Dawn of civilization: People start selling food on the side of the road. Other people buy, barter, or kill for it.

Mid-1990s: Taco trucks begin appearing on the streets of Seattle.

Late 1990s and early 2000s: Food stalls—hamburgers, crepes, strudel, ice cream carts—join the growing neighborhood farmers markets, and Seattleites learn how to eat and shop.

2005-ish: National food magazines discover what most of us have known for a decade—that taco trucks actually serve great food.

August 2007: Josh Henderson and Danny Sizemore (no longer involved) launch Skillet Street Food; the Airstream trailer serving hamburgers with bacon jam and other upscale-at-a-bargain lunches becomes a cult phenomenon.

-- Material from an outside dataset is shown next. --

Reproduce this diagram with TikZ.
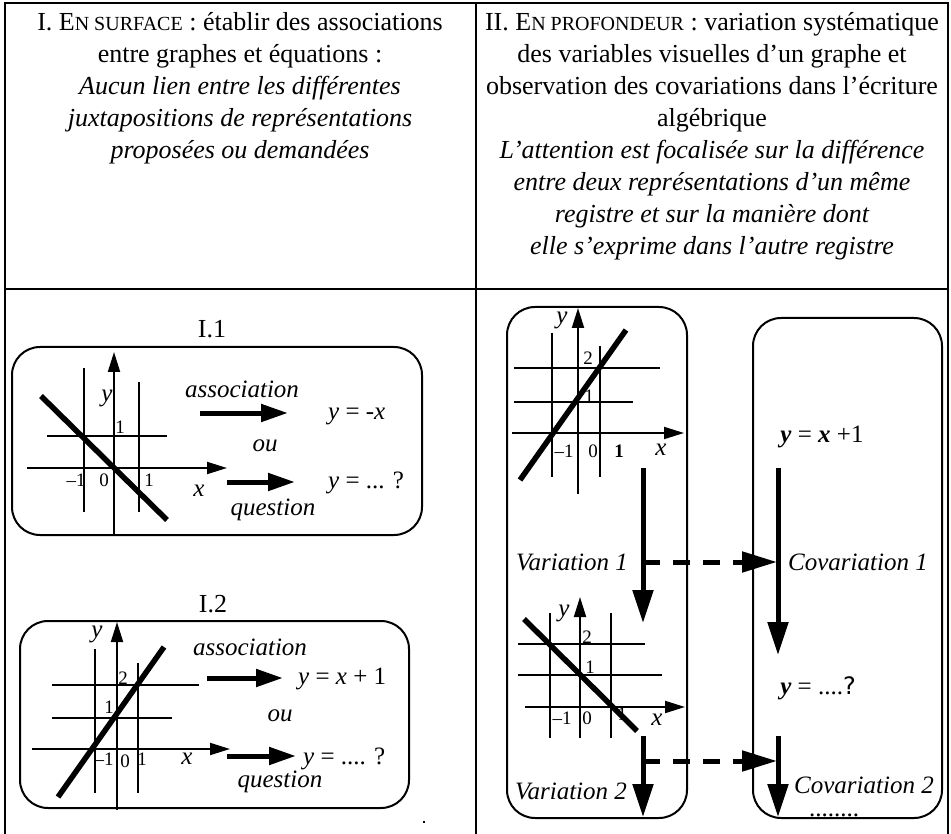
\documentclass[tikz,border=0pt]{standalone}
\usepackage{fontspec}
\setmainfont{Liberation Serif}
\newfontfamily\symfont{DejaVu Sans}
\usetikzlibrary{arrows.meta}
\newcommand\fsc[1]{{\fontsize{20}{24}\selectfont #1}}
\begin{document}
\begin{tikzpicture}[x=1pt,y=-1pt,
  hd/.style={anchor=base, inner sep=0, font=\fontsize{26}{32}\selectfont},
  hdi/.style={hd, font=\fontsize{26}{32}\selectfont\itshape},
  thinl/.style={line width=2pt},
  gline/.style={line width=5.5pt},
  axis/.style={line width=2pt, -{Triangle[length=20pt,width=12pt]}},
  bigarrow/.style={line width=5pt, -{Triangle[length=27pt,width=17pt]}},
  varrow/.style={line width=5pt, -{Triangle[length=33pt,width=20pt]}},
  darrow/.style={line width=5pt, dash pattern=on 17pt off 13pt, -{Triangle[length=35pt,width=20pt]}},
  box/.style={draw, line width=2pt, rounded corners=28pt, inner sep=0},
  lbl/.style={inner sep=0, font=\fontsize{25}{30}\selectfont\itshape},
  eq/.style={inner sep=0, font=\fontsize{25}{30}\selectfont},
  num/.style={inner sep=0, font=\fontsize{19}{22}\selectfont},
  ttl/.style={inner sep=0, font=\fontsize{26}{30}\selectfont}]
\useasboundingbox (0,0) rectangle (951,834);
% table
\draw[line width=1.6pt] (5,834) -- (5,3) -- (948,3) -- (948,834);
\draw[line width=1.2pt] (476,3) -- (476,834);
\draw[line width=2pt] (5,289) -- (948,289);
% header left
\node[hd] (hl1) at (240,31) {I. E\fsc{N SURFACE} : établir des associations};
\node[hd] (hl2) at (240,63) {entre graphes et équations :};
\node[hdi] (hl3) at (240,95) {Aucun lien entre les différentes};
\node[hdi] (hl4) at (240,127) {juxtapositions de représentations};
\node[hdi] (hl5) at (240,159) {proposées ou demandées};
% header right
\node[hd] (hr1) at (712,31) {II. E\fsc{N PROFONDEUR} : variation systématique};
\node[hd] (hr2) at (712,63) {des variables visuelles d’un graphe et};
\node[hd] (hr3) at (712,95) {observation des covariations dans l’écriture};
\node[hd] (hr4) at (712,127) {algébrique};
\node[hdi] (hr5) at (712,159) {L’attention est focalisée sur la différence};
\node[hdi] (hr6) at (712,191) {entre deux représentations d’un même};
\node[hdi] (hr7) at (712,223) {registre et sur la manière dont};
\node[hdi] (hr8) at (712,255) {elle s’exprime dans l’autre registre};

% ===== I.1 =====
\node[ttl] (t1) at (212,329) {I.1};
\node[box, minimum width=410pt, minimum height=188pt] (b1) at (217,441) {};
\draw[thinl] (84,368) -- (84,512);
\draw[thinl] (139,382) -- (139,512);
\draw[thinl] (47,436) -- (167,436);
\coordinate (y1s) at (114,535); \coordinate (y1e) at (114,352);
\coordinate (x1s) at (27,468); \coordinate (x1e) at (227,468);
\draw[axis] (y1s) -- (y1e);
\draw[axis] (x1s) -- (x1e);
\node[lbl] (y1l) at (107,398) {y};
\node[num] (n11) at (120,427) {1};
\node[num] (n12) at (76,480) {–1};
\node[num] (n13) at (104,480) {0};
\node[num] (n14) at (149,480) {1};
\node[lbl] (x1l) at (199,491) {x};
\coordinate (g1s) at (41,396); \coordinate (g1e) at (167,520);
\draw[gline] (g1s) -- (g1e);
\node[lbl] (as1) at (242,389) {association};
\node[eq, anchor=west] (e11) at (328,416) {\textit{y} = -\textit{x}};
\node[lbl] (ou1) at (265,446) {ou};
\node[eq, anchor=west] (e12) at (328,483) {\textit{y} = ... ?};
\node[lbl] (q1) at (273,510) {question};
\coordinate (a11s) at (200,413); \coordinate (a11e) at (288,413);
\coordinate (a12s) at (227,482); \coordinate (a12e) at (295,482);
\draw[bigarrow] (a11s) -- (a11e);
\draw[bigarrow] (a12s) -- (a12e);

% ===== I.2 =====
\node[ttl] (t2) at (213,604) {I.2};
\node[box, minimum width=389pt, minimum height=187pt] (b2) at (214.5,714.5) {};
\draw[thinl] (95,649) -- (95,793);
\draw[thinl] (138,663) -- (138,793);
\draw[thinl] (52,685) -- (199,685);
\draw[thinl] (52,718) -- (172,718);
\coordinate (y2s) at (117,810); \coordinate (y2e) at (117,622);
\coordinate (x2s) at (32,749); \coordinate (x2e) at (230,749);
\draw[axis] (y2s) -- (y2e);
\draw[axis] (x2s) -- (x2e);
\node[lbl] (y2l) at (97,634) {y};
\node[num] (n21) at (123,678) {2};
\node[num] (n22) at (109,707) {1};
\node[num] (n23) at (104,759) {–1};
\node[num] (n24) at (125,761) {0};
\node[num] (n25) at (142,759) {1};
\node[lbl] (x2l) at (187,759) {x};
\coordinate (g2s) at (58,797); \coordinate (g2e) at (164,647);
\draw[gline] (g2s) -- (g2e);
\node[lbl] (as2) at (250,647) {association};
\node[eq, anchor=west] (e21) at (298,679) {\textit{y} = \textit{x} + 1};
\node[lbl] (ou2) at (280,716) {ou};
\node[eq, anchor=west] (e22) at (303,759) {\textit{y} = .... ?};
\node[lbl] (q2) at (280,782) {question};
\coordinate (a21s) at (207,678); \coordinate (a21e) at (283,678);
\coordinate (a22s) at (227,756); \coordinate (a22e) at (296,756);
\draw[bigarrow] (a21s) -- (a21e);
\draw[bigarrow] (a22s) -- (a22e);
\node[inner sep=0.8pt, fill=black] (dot) at (424,822) {};

% ===== II =====
\node[box, minimum width=180pt, minimum height=511pt] (bl) at (597,562.5) {};
\node[box, minimum width=189pt, minimum height=500pt] (br) at (847.5,568) {};
% graph A
\draw[thinl] (552,333) -- (552,477);
\draw[thinl] (600,346) -- (600,477);
\draw[thinl] (514,368) -- (660,368);
\draw[thinl] (514,402) -- (633,402);
\coordinate (yAs) at (578,494); \coordinate (yAe) at (578,308);
\coordinate (xAs) at (512,433); \coordinate (xAe) at (684,433);
\draw[axis] (yAs) -- (yAe);
\draw[axis] (xAs) -- (xAe);
\node[lbl] (yAl) at (562,320) {y};
\node[num] (nA1) at (588,358) {2};
\node[num] (nA2) at (589,396) {1};
\node[num] (nA3) at (564,451) {–1};
\node[num] (nA4) at (593,451) {0};
\node[num] (nA5) at (619,451) {\textbf{1}};
\node[lbl] (xAl) at (661,450) {x};
\coordinate (gAs) at (520,480); \coordinate (gAe) at (626,330);
\draw[gline] (gAs) -- (gAe);
% graph B
\draw[thinl] (550,613) -- (550,738);
\draw[thinl] (611,613) -- (611,738);
\draw[thinl] (518,644) -- (645,644);
\draw[thinl] (518,675) -- (662,675);
\coordinate (yBs) at (580,738); \coordinate (yBe) at (580,597);
\coordinate (xBs) at (525,707); \coordinate (xBe) at (685,707);
\draw[axis] (yBs) -- (yBe);
\draw[axis] (xBs) -- (xBe);
\node[lbl] (yBl) at (564,613) {y};
\node[num] (nB1) at (587,637) {2};
\node[num] (nB2) at (590,667) {1};
\node[num] (nB3) at (562,718) {–1};
\node[num] (nB4) at (587,718) {0};
\node[num] (nB5) at (622,714) {1};
\node[lbl] (xBl) at (657,720) {x};
\coordinate (gBs) at (524,619); \coordinate (gBe) at (637,731);
\draw[gline] (gBs) -- (gBe);
% equations
\node[eq] (eA) at (822,437) {\textbf{\textit{y}} = \textbf{\textit{x}} +1};
\node[eq] (eB) at (818,688) {\textbf{\textit{y}} = ....{\symfont\fontsize{24}{28}\selectfont ?}};
% arrows
\coordinate (v1s) at (643,468); \coordinate (v1e) at (643,623);
\coordinate (v2s) at (643,736); \coordinate (v2e) at (643,817);
\coordinate (c1s) at (778,468); \coordinate (c1e) at (778,655);
\coordinate (c2s) at (778,736); \coordinate (c2e) at (778,817);
\coordinate (d1s) at (643,562); \coordinate (d1e) at (777,562);
\coordinate (d2s) at (643,761); \coordinate (d2e) at (777,761);
\draw[varrow] (v1s) -- (v1e);
\draw[varrow] (v2s) -- (v2e);
\draw[varrow] (c1s) -- (c1e);
\draw[varrow] (c2s) -- (c2e);
\draw[darrow] (d1s) -- (d1e);
\draw[darrow] (d2s) -- (d2e);
\node[lbl] (var1) at (572,562) {Variation 1};
\node[lbl] (cov1) at (858,562) {Covariation 1};
\node[lbl] (var2) at (571,791) {Variation 2};
\node[lbl] (cov2) at (864,785) {Covariation 2};
\node[eq] (dots) at (834,815) {........};
\end{tikzpicture}
\end{document}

November 2008: Kogi Korean BBQ Truck launches in Los Angeles, and within two months has attracted national press—not just for serving Korean tacos but for Twittering its ever-changing location.

Immediately after: Everyone in Seattle begins Twittering.

Immediately after that: Everyone in Seattle begins hating on Twitter.

Summer 2009: Four new street-food vendors here—three trucks, one a guerrilla stall operating out of an existing restaurant—join in the game. News flash: On July 10, Parfait, an ice cream truck serving organic ice cream (@parfaiticecream, natch!), starts appearing in Queen Anne and Crown Hill. That makes five.

Mid-August 2009: Henderson, with Gabe Claycamp, plans to throw a Seattle Street Food Fair, though according to Henderson the lineup and the location are still being negotiated.